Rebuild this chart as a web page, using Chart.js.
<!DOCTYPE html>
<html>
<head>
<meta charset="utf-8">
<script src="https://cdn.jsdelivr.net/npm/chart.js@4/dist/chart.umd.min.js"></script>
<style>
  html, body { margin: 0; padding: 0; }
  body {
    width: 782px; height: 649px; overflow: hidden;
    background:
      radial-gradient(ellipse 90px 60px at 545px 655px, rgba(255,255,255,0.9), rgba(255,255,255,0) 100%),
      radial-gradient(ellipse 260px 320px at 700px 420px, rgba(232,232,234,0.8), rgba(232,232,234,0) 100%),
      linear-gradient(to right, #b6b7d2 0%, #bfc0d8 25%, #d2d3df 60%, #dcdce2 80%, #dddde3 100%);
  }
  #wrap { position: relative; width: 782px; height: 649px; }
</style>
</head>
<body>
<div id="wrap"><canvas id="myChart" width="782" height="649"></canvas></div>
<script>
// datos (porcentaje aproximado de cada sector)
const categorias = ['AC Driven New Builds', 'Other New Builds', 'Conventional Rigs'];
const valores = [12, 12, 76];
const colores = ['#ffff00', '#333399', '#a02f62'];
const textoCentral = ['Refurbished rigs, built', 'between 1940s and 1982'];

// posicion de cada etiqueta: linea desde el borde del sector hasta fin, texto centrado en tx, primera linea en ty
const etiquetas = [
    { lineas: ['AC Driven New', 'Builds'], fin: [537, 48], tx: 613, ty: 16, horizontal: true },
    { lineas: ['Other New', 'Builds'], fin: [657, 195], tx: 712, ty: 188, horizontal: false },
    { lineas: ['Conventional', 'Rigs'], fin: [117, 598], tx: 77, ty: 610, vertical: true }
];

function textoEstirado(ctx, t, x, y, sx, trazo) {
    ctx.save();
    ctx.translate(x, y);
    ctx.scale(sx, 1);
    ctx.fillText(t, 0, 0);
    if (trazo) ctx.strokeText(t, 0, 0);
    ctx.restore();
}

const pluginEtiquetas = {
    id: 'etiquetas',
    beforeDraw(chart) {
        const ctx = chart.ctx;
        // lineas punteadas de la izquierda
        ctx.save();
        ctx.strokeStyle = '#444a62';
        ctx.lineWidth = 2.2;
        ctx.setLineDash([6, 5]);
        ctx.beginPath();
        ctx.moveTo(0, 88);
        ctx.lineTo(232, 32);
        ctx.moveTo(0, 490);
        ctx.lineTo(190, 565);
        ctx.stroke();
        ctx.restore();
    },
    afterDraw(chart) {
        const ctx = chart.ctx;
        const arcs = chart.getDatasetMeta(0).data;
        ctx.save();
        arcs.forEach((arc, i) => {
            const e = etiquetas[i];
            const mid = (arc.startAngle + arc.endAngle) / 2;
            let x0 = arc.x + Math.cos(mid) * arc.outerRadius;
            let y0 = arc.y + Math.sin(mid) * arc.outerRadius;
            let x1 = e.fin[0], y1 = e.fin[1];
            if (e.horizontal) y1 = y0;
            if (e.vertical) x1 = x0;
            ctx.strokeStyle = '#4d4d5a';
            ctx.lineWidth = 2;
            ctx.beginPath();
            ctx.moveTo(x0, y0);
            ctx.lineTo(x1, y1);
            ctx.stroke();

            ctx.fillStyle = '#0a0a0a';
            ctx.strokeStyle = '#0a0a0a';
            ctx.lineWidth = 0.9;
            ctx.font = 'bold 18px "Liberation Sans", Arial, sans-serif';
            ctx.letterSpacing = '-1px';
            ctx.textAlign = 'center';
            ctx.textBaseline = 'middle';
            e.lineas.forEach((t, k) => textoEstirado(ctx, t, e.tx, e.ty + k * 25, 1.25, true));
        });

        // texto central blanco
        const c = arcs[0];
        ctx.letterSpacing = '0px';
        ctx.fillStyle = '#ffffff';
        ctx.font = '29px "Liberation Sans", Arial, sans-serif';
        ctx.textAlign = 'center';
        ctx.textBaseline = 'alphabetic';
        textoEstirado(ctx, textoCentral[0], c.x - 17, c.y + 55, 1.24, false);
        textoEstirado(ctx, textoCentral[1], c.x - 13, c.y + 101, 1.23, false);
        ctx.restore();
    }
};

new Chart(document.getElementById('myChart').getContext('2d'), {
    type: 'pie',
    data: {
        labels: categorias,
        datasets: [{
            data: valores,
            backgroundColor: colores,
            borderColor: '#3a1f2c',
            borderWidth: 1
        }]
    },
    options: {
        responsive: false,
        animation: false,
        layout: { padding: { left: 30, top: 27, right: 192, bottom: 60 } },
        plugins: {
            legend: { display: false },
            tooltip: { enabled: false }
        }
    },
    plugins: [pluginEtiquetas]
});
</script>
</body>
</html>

○ ○ ○ ○

[Problem statement] Return exactly the opening lines of the listing above, ending with the line that has "const textoCentral = ['Refurbished".

[The output]
Rebuild this chart as a web page, using Chart.js.
<!DOCTYPE html>
<html>
<head>
<meta charset="utf-8">
<script src="https://cdn.jsdelivr.net/npm/chart.js@4/dist/chart.umd.min.js"></script>
<style>
  html, body { margin: 0; padding: 0; }
  body {
    width: 782px; height: 649px; overflow: hidden;
    background:
      radial-gradient(ellipse 90px 60px at 545px 655px, rgba(255,255,255,0.9), rgba(255,255,255,0) 100%),
      radial-gradient(ellipse 260px 320px at 700px 420px, rgba(232,232,234,0.8), rgba(232,232,234,0) 100%),
      linear-gradient(to right, #b6b7d2 0%, #bfc0d8 25%, #d2d3df 60%, #dcdce2 80%, #dddde3 100%);
  }
  #wrap { position: relative; width: 782px; height: 649px; }
</style>
</head>
<body>
<div id="wrap"><canvas id="myChart" width="782" height="649"></canvas></div>
<script>
// datos (porcentaje aproximado de cada sector)
const categorias = ['AC Driven New Builds', 'Other New Builds', 'Conventional Rigs'];
const valores = [12, 12, 76];
const colores = ['#ffff00', '#333399', '#a02f62'];
const textoCentral = ['Refurbished rigs, built', 'between 1940s and 1982'];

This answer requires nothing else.